In a criminal and civil context, multiple parties can each be 100% culpable for the same event. A classic thought experiment is a scenario of overdetermination: Two assassins acting independently both shoot and kill the same victim at the exact same moment. Each assassin is fully responsible for the murder, as each act was causally sufficient to cause the victim’s death. Even if a person is 100% culpable for their actions, God may also be culpable since God’s decree (just God, per divine simplicity) is causally sufficient under determinism in producing whatever moral evils take place. (Theological libertarians would agree that God is a necessary cause of all creaturely acts, but God’s decree is not a sufficient cause for createrly free acts.) What the covenant defense of moral evils needs is a morally sufficient reason for permitting the cause of natural evils and permitting people to act as the direct cause of moral evil. After all, God could have upheld of the covenant with a different relationship to creatures that would have prevented moral evil. For example:
God could limit people’s freedom of action to not be able to do evil. They could still will evil, but they would be impotent to enact evil.

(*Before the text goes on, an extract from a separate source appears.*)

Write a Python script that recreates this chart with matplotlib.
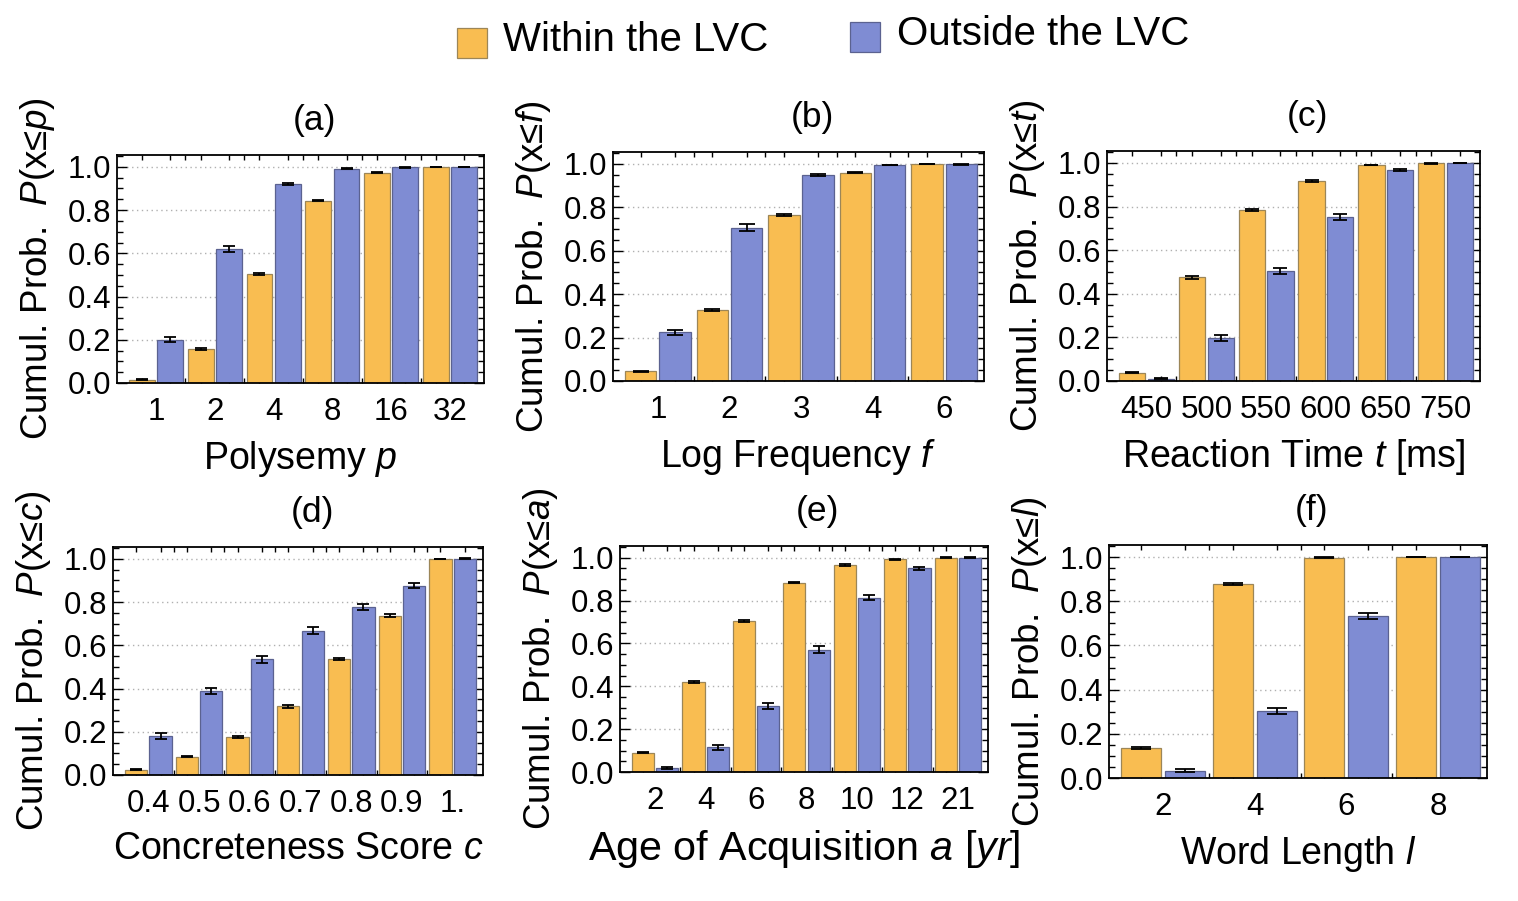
import numpy as np
import matplotlib
matplotlib.use("Agg")
import matplotlib.pyplot as plt
from matplotlib.patches import Rectangle
from matplotlib.ticker import FixedLocator, MultipleLocator, NullFormatter

plt.rcParams["font.family"] = ["Liberation Sans", "DejaVu Sans"]
plt.rcParams["mathtext.fontset"] = "custom"
plt.rcParams["mathtext.rm"] = "Liberation Sans"
plt.rcParams["mathtext.it"] = "Liberation Sans:italic"

cOrange = "#F9BD51"
cBlue = "#7F8CD3"
cEdgeO = "#9C8658"
cEdgeB = "#5B6290"

# ---------- data ----------
poly_labels = ["1", "2", "4", "8", "16", "32"]
poly_within = [0.015, 0.157, 0.506, 0.844, 0.974, 1.0]
poly_within_err = [0.003, 0.005, 0.005, 0.003, 0.002, 0.001]
poly_outside = [0.201, 0.619, 0.921, 0.992, 0.998, 1.0]
poly_outside_err = [0.012, 0.015, 0.006, 0.002, 0.001, 0.001]

freq_labels = ["1", "2", "3", "4", "6"]
freq_within = [0.044, 0.328, 0.763, 0.959, 1.0]
freq_within_err = [0.003, 0.005, 0.005, 0.002, 0.001]
freq_outside = [0.224, 0.706, 0.949, 0.995, 0.998]
freq_outside_err = [0.013, 0.015, 0.006, 0.002, 0.002]

rt_labels = ["450", "500", "550", "600", "650", "750"]
rt_within = [0.038, 0.475, 0.786, 0.917, 0.991, 0.999]
rt_within_err = [0.002, 0.006, 0.004, 0.003, 0.002, 0.002]
rt_outside = [0.011, 0.197, 0.504, 0.753, 0.969, 1.0]
rt_outside_err = [0.003, 0.012, 0.015, 0.013, 0.004, 0.001]

conc_labels = ["0.4", "0.5", "0.6", "0.7", "0.8", "0.9", "1."]
conc_within = [0.025, 0.085, 0.175, 0.317, 0.535, 0.738, 1.0]
conc_within_err = [0.003, 0.004, 0.004, 0.005, 0.005, 0.005, 0.001]
conc_outside = [0.18, 0.389, 0.535, 0.668, 0.777, 0.875, 1.0]
conc_outside_err = [0.013, 0.015, 0.015, 0.015, 0.013, 0.012, 0.002]

aoa_labels = ["2", "4", "6", "8", "10", "12", "21"]
aoa_within = [0.091, 0.42, 0.703, 0.884, 0.966, 0.992, 1.0]
aoa_within_err = [0.003, 0.004, 0.005, 0.004, 0.003, 0.002, 0.002]
aoa_outside = [0.02, 0.116, 0.307, 0.571, 0.813, 0.952, 1.0]
aoa_outside_err = [0.004, 0.011, 0.014, 0.015, 0.012, 0.007, 0.002]

len_labels = ["2", "4", "6", "8"]
len_within = [0.137, 0.879, 0.997, 1.0]
len_within_err = [0.004, 0.004, 0.002, 0.001]
len_outside = [0.033, 0.302, 0.732, 1.0]
len_outside_err = [0.007, 0.014, 0.014, 0.001]

W, H = 1518, 901
fig = plt.figure(figsize=(W / 100, H / 100), dpi=100)

BW = 0.44     # bar width
OFF = 0.24    # bar offset from group center


def panel(box, labels, within, within_err, outside, outside_err,
          title, xlabel, var, xl_size=27):
    l, r, t, b = box
    ax = fig.add_axes([l / W, 1 - b / H, (r - l) / W, (b - t) / H])
    n = len(labels)
    x = np.arange(1, n + 1)
    wpx = r - l
    lm, rm = 12, 7
    ppu = (wpx - lm - rm) / (n - 1 + 2 * (OFF + BW / 2))
    ax.set_xlim(1 - OFF - BW / 2 - lm / ppu, n + OFF + BW / 2 + rm / ppu)
    ax.set_ylim(0, 1.055)

    cap = BW * ppu * 0.25 * 0.72
    ax.bar(x - OFF, within, BW, color=cOrange, edgecolor=cEdgeO,
           linewidth=0.9, zorder=2)
    ax.bar(x + OFF, outside, BW, color=cBlue, edgecolor=cEdgeB,
           linewidth=0.9, zorder=2)
    ax.errorbar(x - OFF, within, yerr=within_err, fmt="none", ecolor="black",
                elinewidth=1.3, capsize=cap, capthick=1.3, zorder=3)
    ax.errorbar(x + OFF, outside, yerr=outside_err, fmt="none", ecolor="black",
                elinewidth=1.3, capsize=cap, capthick=1.3, zorder=3)

    for yv in [0.2, 0.4, 0.6, 0.8, 1.0]:
        ax.axhline(yv, color="#b0b0b0", linewidth=1.0,
                   linestyle=(0, (1, 2.5)), zorder=1)

    ax.set_yticks([0, 0.2, 0.4, 0.6, 0.8, 1.0])
    ax.set_yticklabels(["0.0", "0.2", "0.4", "0.6", "0.8", "1.0"])
    ax.yaxis.set_minor_locator(MultipleLocator(0.05))
    ax.set_xticks(x)
    ax.set_xticklabels(labels)
    minor_x = sorted(list(x - OFF) + list(x + OFF) + list(x[:-1] + 0.5))
    ax.xaxis.set_minor_locator(FixedLocator(minor_x))
    ax.xaxis.set_minor_formatter(NullFormatter())

    ax.tick_params(axis="both", which="both", direction="in",
                   top=True, right=True, width=1.0, color="black")
    ax.tick_params(axis="y", which="major", length=7, labelsize=22.5, pad=4)
    ax.tick_params(axis="y", which="minor", length=4)
    ax.tick_params(axis="x", which="major", length=0, labelsize=22.5, pad=10)
    ax.tick_params(axis="x", which="minor", length=3.5)
    for s in ax.spines.values():
        s.set_linewidth(1.3)

    ax.set_ylabel("Cumul. Prob.  $P$(x≤$%s$)" % var, fontsize=26.5, labelpad=8)
    ax.set_xlabel(xlabel, fontsize=xl_size, labelpad=9)
    ax.set_title(title, fontsize=25.5, pad=18, x=0.5 + 14 / wpx)
    return ax


panel((117, 484, 155, 383), poly_labels, poly_within, poly_within_err,
      poly_outside, poly_outside_err, "(a)", "Polysemy $p$", "p")
panel((613, 984, 152, 381), freq_labels, freq_within, freq_within_err,
      freq_outside, freq_outside_err, "(b)", "Log Frequency $f$", "f")
panel((1107, 1480, 151, 381), rt_labels, rt_within, rt_within_err,
      rt_outside, rt_outside_err, "(c)", "Reaction Time $t$ [ms]", "t")
panel((113, 483, 547, 775), conc_labels, conc_within, conc_within_err,
      conc_outside, conc_outside_err, "(d)", "Concreteness Score $c$", "c")
panel((620, 988, 546, 772), aoa_labels, aoa_within, aoa_within_err,
      aoa_outside, aoa_outside_err, "(e)", "Age of Acquisition $a$ [$yr$]",
      "a", xl_size=29.7)
panel((1109, 1487, 545, 778), len_labels, len_within, len_within_err,
      len_outside, len_outside_err, "(f)", "Word Length $l$", "l")

# ---------- legend ----------
fig.patches.append(Rectangle((457 / W, 1 - 58 / H), 30 / W, 30 / H,
                             transform=fig.transFigure, facecolor=cOrange,
                             edgecolor=cEdgeO, linewidth=0.9))
fig.text(503 / W, 1 - 40 / H, "Within the LVC", fontsize=29,
         ha="left", va="center")
fig.patches.append(Rectangle((850 / W, 1 - 52 / H), 30 / W, 30 / H,
                             transform=fig.transFigure, facecolor=cBlue,
                             edgecolor=cEdgeB, linewidth=0.9))
fig.text(897 / W, 1 - 34 / H, "Outside the LVC", fontsize=29,
         ha="left", va="center")

fig.savefig("out.png", dpi=100)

God could have created the Garden of Eden without the Tree of the Knowledge of Good and Evil.
As Adam reached for the fruit, God could have paralyzed his arm, caused the fruit to vanish, or audibly commanded him to stop.
It seems that in all of these logically possible scenarios, the enforcement of the covenant without allowing for moral evil fundamentally changes the nature of the relationship. If so, then a covenantal defense is incomplete without offering what morally sufficient reasons exist for why God established the precise relationships He did.
My understanding is that a covenantal defense holds that permitting moral and natural evils serve God’s redemptive purposes, but on it’s own terms, the reason redemption from moral evil is needed is because God didn’t intervene in the first place to prevent moral evil.
On an alternative view to covenantal defense, if God were to create beings who were physically or psychologically incapable of choosing anything but The Good (God), their connection to God would be automatic. A loving relationship is consensual to each member. Without free will to make morally significant choices in a real world in order to progress in our sanctification, we would be denied the greatest good of all (a mutually loving relationship with God) and suffer the worst possible state of affairs (an indefinite disunion from God). This alternative account for why evil is a unavoidable reality for yet-be-sanctified free persons and doesn’t require a covenantal theology. For natural evils on this view, God permits the natural laws as a means of curbing moral evils.
This alternative defense of the existence of moral and natural evil is possibly more parsimonious than a covenantal defense because it rests on fewer fundamental assumptions and offers a more universal explanation. They both assume God’s existence, the value of a loving relationship, the necessity of some form of free will for that relationship, and the existence of natural laws. However, a covenantal defense also rests on a set of specific historical-theological claims, a controversial theory of imputed moral guilty, and a direct metaphysical link where the moral status of humanity directly alters the functioning of the physical world to inflict punishment. This alternative to a covenantal defense is also universal. It can explain the possibility of evil in any conceivable world inhabited by free creatures.